Of course, big companies play a big part in these units of data. For example, it’s currently estimated that Google stores over 10 exabytes of data; Facebook, meanwhile, collects 500 terrabytes of data every day and admitted to have stored 100 petabytes of photo and video as of 2012. Companies such as Amazon, Microsoft, Target, VMware, UPS, and AWS are all major players in Big Data as well.


We also encounter Big Data daily in a variety of ways. For example, Big Data can help accurately predict the outcomes of sports events or political elections. We also engage with Big Data any time we use our smartphones for directions or answering a question. If you’ve noticed a Facebook ad on your newsfeed that seems particularly relevant to your life, you can thank Big Data for personalized advertising and purchasing recommendations; and the next time you hit all green lights on your way to work, you’ll know that Big Data might have had a hand in streamlining your city’s traffic.
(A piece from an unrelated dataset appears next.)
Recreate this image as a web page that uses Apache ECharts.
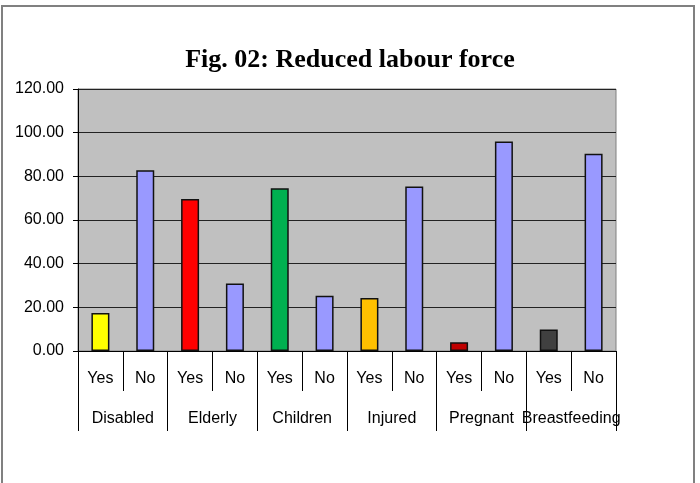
<!DOCTYPE html>
<html>
<head>
<meta charset="utf-8">
<script src="https://cdn.jsdelivr.net/npm/echarts@6/dist/echarts.min.js"></script>
<style>
  html, body { margin: 0; padding: 0; background: #fff; }
  #chart { width: 700px; height: 483px; }
</style>
</head>
<body>
<div id="chart"></div>
<script>
// Groups and answers for the two-level category axis
const groups = ['Disabled', 'Elderly', 'Children', 'Injured', 'Pregnant', 'Breastfeeding'];
const answers = ['Yes', 'No'];
// Percentages per group
const yesValues = [17.4, 69.6, 74.5, 24.3, 4.0, 9.9];
const noValues = [82.8, 30.9, 25.3, 75.4, 96.0, 90.3];
// Colours of the "Yes" bars, one per group; "No" bars share one colour
const yesColors = ['#FFFF00', '#FF0000', '#00B050', '#FFC000', '#C00000', '#404040'];
const noColor = '#9999FF';
// Value axis ticks
const yTicks = [0, 20, 40, 60, 80, 100, 120];

const answerCategories = [];
const barData = [];
groups.forEach((g, i) => {
  answers.forEach((a) => {
    answerCategories.push(a);
    const isYes = a === 'Yes';
    barData.push({
      value: isYes ? yesValues[i] : noValues[i],
      itemStyle: { color: isYes ? yesColors[i] : noColor }
    });
  });
});

const chart = echarts.init(document.getElementById('chart'));
const labelFont = { fontFamily: 'Liberation Sans, Arial, sans-serif', fontSize: 16, color: '#000' };

chart.setOption({
  animation: false,
  backgroundColor: '#fff',
  title: {
    text: 'Fig. 02: Reduced labour force',
    left: 'center',
    top: 42,
    textStyle: {
      fontFamily: 'Liberation Serif, Times New Roman, serif',
      fontWeight: 'bold',
      fontSize: 26,
      color: '#000'
    }
  },
  graphic: [{
    type: 'rect',
    silent: true,
    shape: { x: 2, y: 6, width: 692, height: 520 },
    style: { fill: 'none', stroke: '#808080', lineWidth: 2 }
  }],
  grid: {
    left: 78, right: 84, top: 89, bottom: 132,
    show: true,
    backgroundColor: '#C0C0C0',
    borderColor: '#808080',
    borderWidth: 1
  },
  xAxis: [{
    type: 'category',
    data: answerCategories,
    position: 'bottom',
    offset: 0,
    axisLine: { show: true, lineStyle: { color: '#000', width: 1 } },
    axisTick: { show: true, interval: 0, length: 40, lineStyle: { color: '#000', width: 1 } },
    axisLabel: { interval: 0, margin: 20, ...labelFont },
    splitLine: { show: false }
  }, {
    type: 'category',
    data: groups,
    position: 'bottom',
    offset: 0,
    axisLine: { show: false },
    axisTick: { show: true, interval: 0, length: 80, lineStyle: { color: '#000', width: 1 } },
    axisLabel: { interval: 0, margin: 60, hideOverlap: false, ...labelFont },
    splitLine: { show: false }
  }],
  yAxis: {
    type: 'value',
    min: yTicks[0],
    max: yTicks[yTicks.length - 1],
    interval: yTicks[1] - yTicks[0],
    axisLine: { show: true, lineStyle: { color: '#000', width: 1 } },
    axisTick: { show: true, length: 5, lineStyle: { color: '#000' } },
    axisLabel: { margin: 14, formatter: (v) => v.toFixed(2), ...labelFont },
    splitLine: { show: true, lineStyle: { color: '#222', width: 1 } }
  },
  series: [{
    type: 'bar',
    xAxisIndex: 0,
    data: barData,
    barWidth: 18,
    itemStyle: { borderColor: '#111', borderWidth: 1.5 }
  }]
});
</script>
</body>
</html>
In the future, cloud based technologies will continue to see increased usage; a 2014 study found that 94% of organizations are or want to make cloud computing a part of their operations, and it’s estimated that 40 zettabytes of data will be created by the year 2020. However, with this increased in cloud technology will come an increased focus on security, since security and theft of intellectual property are cloud users’ primary concerns. We can also expect to see an increased usage of private cloud computing and an increase in related education and employment.